Alois Hitler - Early Life

Early Life

Alois Schicklgruber was born in the village of Strones in the Waldviertel, a hilly forested area in northwest Lower Austria just north of Vienna, to a 42-year-old unmarried peasant, Maria Anna Schicklgruber, whose family had lived in the area for generations. At his baptism at the nearby village of Döllersheim, the space for his father's name on the baptismal certificate was left blank and the priest wrote "illegitimate". His mother cared for Alois in a house she shared at Strones with her elderly father, Johannes Schicklgruber.

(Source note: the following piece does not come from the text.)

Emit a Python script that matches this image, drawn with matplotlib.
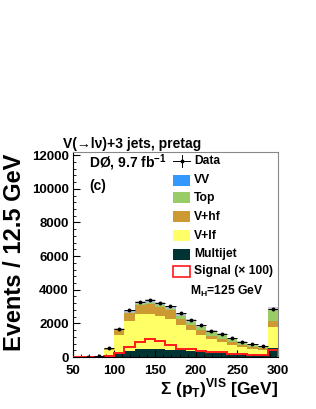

Sometime later, Johann Georg Hiedler moved in with the Schicklgrubers; he married Maria when Alois was five. By the age of 10, Alois had been sent to live with Hiedler's brother, Johann Nepomuk Hiedler, who owned a farm in the nearby village of Spital. Alois attended elementary school and took lessons in shoe-making from a local cobbler. At the age of 13 he left the farm in Spital and went to Vienna as an apprentice cobbler, working there for about five years. In response to a recruitment drive by the Austrian government offering employment in the civil service to people from rural areas, Alois joined the frontier guards (customs service) of the Austrian Finance Ministry in 1855 at the age of 18.